Be egg free.
Skip the eggs in a recipe if you can or use egg substitute. In baking, replace each egg with 1 Tbsp. soy flour or cornstarch (+ 2 Tbsp. water).
Check the label for gelatin.
Some vegetarian foods may have gelatin, which is derived from animals.
Check the label on cheese.
Some cheese is made with rennet, which is an animal-derived product.
Skip the cream.
Creamy dips and desserts that use cream can be made with.
Skip the Parmesan.
On pasta or popcorn, sprinkle nutritional yeast instead of Parmesan.
Try faux meat products.
For a meat substitute, try veggie burgers, veggie hot dogs, vegetarian chicken nuggets, ribs, steak strips, and more.

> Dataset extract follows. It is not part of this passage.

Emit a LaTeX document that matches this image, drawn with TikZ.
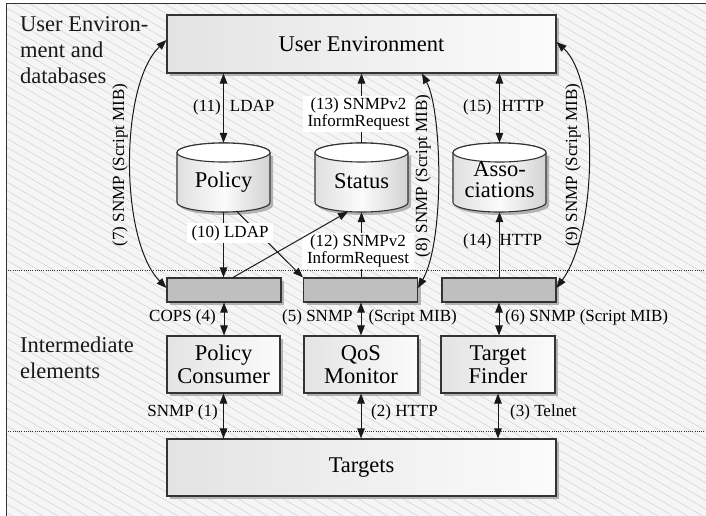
\documentclass[tikz,border=0pt]{standalone}
\usepackage{fontspec}
\setmainfont{Liberation Serif}
\usetikzlibrary{arrows.meta,shadows}
\newcommand\bigfont{\fontsize{22.5}{23}\selectfont}
\newcommand\cylfont{\fontsize{22.5}{21}\selectfont}
\newcommand\lblfont{\fontsize{17}{16.5}\selectfont}
% database cylinder: #1 name, #2 centre x
\newcommand\dbcyl[2]{%
  \begin{scope}[shift={(3pt,-3pt)}]
    \fill[gray!60] (#2-46.5,152.5) -- (#2-46.5,202.5)
      arc[start angle=180,end angle=360,x radius=46.5pt,y radius=9.5pt]
      -- (#2+46.5,152.5) -- cycle;
  \end{scope}
  \draw[cylline, left color=gray!25, right color=gray!35, middle color=gray!3]
    (#2-46.5,152.5) -- (#2-46.5,202.5)
    arc[start angle=180,end angle=360,x radius=46.5pt,y radius=9.5pt]
    -- (#2+46.5,152.5)
    arc[start angle=0,end angle=180,x radius=46.5pt,y radius=9.5pt] -- cycle;
  \draw[cylline, fill=white] (#2,152.5) ellipse[x radius=46.5pt, y radius=9.5pt];
  \node[cylbox] (#1) at (#2,177.5) {};
}
\begin{document}
\begin{tikzpicture}[x=1pt,y=-1pt,
  hatch/.style={gray!45, line width=0.35pt},
  sepline/.style={black!80, line width=0.7pt, dash pattern=on 0.8pt off 1.4pt},
  region/.style={font=\bigfont, align=left, inner sep=0pt, anchor=north west, text=black!90},
  mainbox/.style={draw=black!80, line width=1.1pt, left color=gray!22, right color=gray!3,
    drop shadow={shadow xshift=3pt, shadow yshift=-3pt, fill=gray!60, opacity=1},
    font=\bigfont, align=center, inner sep=0pt},
  gbox/.style={draw=black!80, line width=1.1pt, fill=gray!50,
    drop shadow={shadow xshift=3pt, shadow yshift=-3pt, fill=gray!60, opacity=1},
    minimum width=114pt, minimum height=24pt, inner sep=0pt},
  cylline/.style={draw=black!80, line width=1.1pt},
  cylbox/.style={minimum width=93pt, minimum height=69pt, inner sep=0pt},
  cyltxt/.style={font=\cylfont, align=center, inner sep=0pt},
  lbl/.style={font=\lblfont, inner sep=0pt},
  wlbl/.style={font=\lblfont, fill=white, align=center, inner xsep=5pt, inner ysep=2pt},
  arr/.style={line width=1pt, draw=black!90, -{Triangle[length=10pt,width=7.5pt]}},
  dbl/.style={line width=1pt, draw=black!90, {Triangle[length=10pt,width=7.5pt]}-{Triangle[length=10pt,width=7.5pt]}}
]
\useasboundingbox (0,0) rectangle (706,516);
% background
\fill[gray!8] (6,4) rectangle (706,516);
\begin{scope}
  \clip (6,4) rectangle (706,516);
  \foreach \i in {-60,...,47} \draw[hatch] (\i*15,4) -- ++(900,522);
\end{scope}
\draw[black!80, line width=1pt] (6,516) -- (6,4) -- (706,4);
% layer separators
\draw[sepline] (6,270) -- (706,270);
\draw[sepline] (6,431) -- (706,431);
% region titles
\node[region] (r1) at (20,16) {User Environ-\\[3pt]ment and\\[3pt]databases};
\node[region] (r2) at (20,337) {Intermediate\\[3pt]elements};
% boxes
\node[mainbox, minimum width=389pt, minimum height=58pt] (ue) at (361.5,44) {User Environment};
\node[mainbox, minimum width=389pt, minimum height=57pt] (tg) at (361.5,467.5) {Targets};
\node[gbox] (b1) at (224,290) {};
\node[gbox] (b2) at (360.5,290) {};
\node[gbox] (b3) at (499,290) {};
\node[mainbox, minimum width=113pt, minimum height=57pt] (pc) at (223.5,364.5) {Policy\\Consumer};
\node[mainbox, minimum width=114pt, minimum height=57pt] (qos) at (361,364.5) {QoS\\Monitor};
\node[mainbox, minimum width=114pt, minimum height=57pt] (tf) at (498,364.5) {Target\\Finder};
% databases
\dbcyl{pol}{223.5}
\dbcyl{sta}{361.5}
\dbcyl{aso}{499.5}
\node[cyltxt, anchor=base] (pol-t) at (223.5,187) {Policy};
\node[cyltxt, anchor=base] (sta-t) at (361.5,188) {Status};
\node[cyltxt] (aso-t) at (499.5,180) {Asso-\\ciations};
% top connectors
\draw[dbl] (pol.north |- ue.south) -- (pol.north);
\node[lbl, anchor=west] (l11) at (193,107) {(11)\hspace{9pt}LDAP};
\draw[arr] (sta.north) -- (sta.north |- ue.south);
\node[wlbl] (l13) at (358.5,114) {(13) SNMPv2\\InformRequest};
\draw[dbl] (aso.north |- ue.south) -- (aso.north);
\node[lbl, anchor=west] (l15) at (463,107) {(15)\hspace{10pt}HTTP};
% curved Script MIB connectors
\draw[dbl] ([yshift=2pt]b1.west) .. controls +(-47,-48) and +(-47,45) .. ([yshift=4pt]ue.west);
\node[lbl, rotate=90] (l7) at (120,165) {(7) SNMP (Script MIB)};
\draw[dbl] ([xshift=60.5pt]ue.south) .. controls +(20,37) and +(27,-48) .. ([yshift=2pt]b2.east);
\node[lbl, rotate=90] (l8) at (423,176) {(8) SNMP (Script MIB)};
\draw[dbl] ([yshift=2pt]ue.east) .. controls +(42,38) and +(42,-58) .. ([yshift=2pt]b3.east);
\node[lbl, rotate=90] (l9) at (573,165) {(9) SNMP (Script MIB)};
% database to intermediate
\draw[arr] (pol.south) -- (pol.south |- b1.north);
\draw[arr] ([shift={(13,-1)}]pol.south) -- (b2.north west);
\node[wlbl] (l10) at (230,233) {(10) LDAP};
\draw[arr] (sta.south |- b2.north) -- (sta.south);
\node[wlbl] (l12) at (358,251) {(12) SNMPv2\\InformRequest};
\draw[arr] ([xshift=9pt]b1.north) -- ([shift={(-13.5,-0.5)}]sta.south);
\draw[arr] (aso.south |- b3.north) -- (aso.south);
\node[lbl, anchor=west] (l14) at (463,241) {(14)\hspace{8pt}HTTP};
% intermediate to elements
\draw[dbl] (b1.south) -- (b1.south |- pc.north);
\node[lbl, anchor=east] (l4) at (216,317) {COPS (4)};
\draw[dbl] (qos.north |- b2.south) -- (qos.north);
\node[lbl, anchor=west] (l5) at (282,317) {(5) SNMP\hspace{16pt}(Script MIB)};
\draw[dbl] (b3.south) -- (b3.south |- tf.north);
\node[lbl, anchor=west] (l6) at (505,317) {(6) SNMP (Script MIB)};
% elements to targets
\draw[dbl] (pc.south) -- (pc.south |- tg.north);
\node[lbl, anchor=east] (l1) at (218,412) {SNMP (1)};
\draw[dbl] (qos.south) -- (qos.south |- tg.north);
\node[lbl, anchor=west] (l2) at (371,412) {(2) HTTP};
\draw[dbl] (tf.south) -- (tf.south |- tg.north);
\node[lbl, anchor=west] (l3) at (510,412) {(3) Telnet};
\end{tikzpicture}
\end{document}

Try Middle Eastern veggie.
Try hummus (made from chickpeas) and falafel (a mix of beans that can be made into patties and meatballs).
Try pork substitutes.
Veggie ham slices and LightLife Smart Bacon are vegetarian alternatives to pork.

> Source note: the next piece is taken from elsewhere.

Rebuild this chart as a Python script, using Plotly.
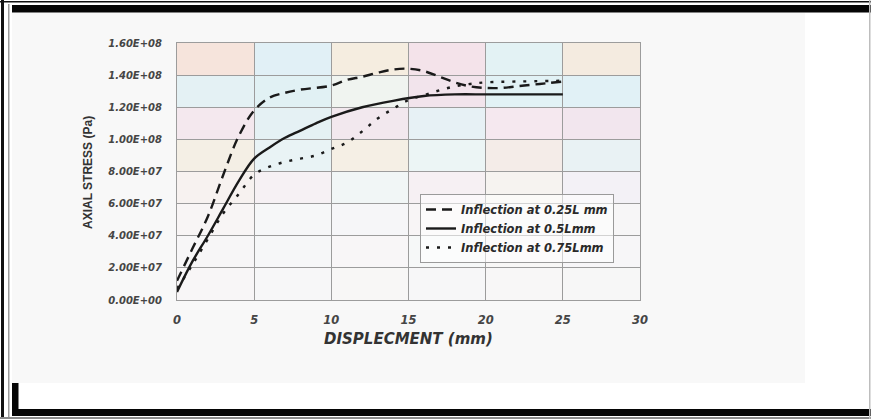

Try texturized vegetable protein.
TVP is fat free, with texture like ground beef. You can use it in tacos, chili, and sloppy joes.
Try veggie sushi.
In place of raw fish, try sushi with avocado, carrots and cucumber.
Use soymilk instead.
Most recipes that call for milk can be made with soy milk instead.
Vegetarian calcium.
Dairy is best, but other sources include tofu, fortified soy milk or orange juice, green leafy vegetables, or dried figs.
Vegetarian iron.
In sea vegetables, such as nori, wakame and dulse. Or, iron-fortified breakfast cereal, chickpeas, lentils, beans, soybeans, raisins, broccoli.
Vegetarian protein.
Ensure that you have a variety of plant sources of protein - nuts, tofu, beans, seeds, soy milk, grains, and vegetables.
Vegetarian vitamin D.
The sun is the best choice, but in the winter, take a vitamin supplement or fortified soy milk or cereals.
Zinc for vegetarians.
Foods with zinc include fortified cereals, dried beans, nuts, and soy products like tofu and tempeh.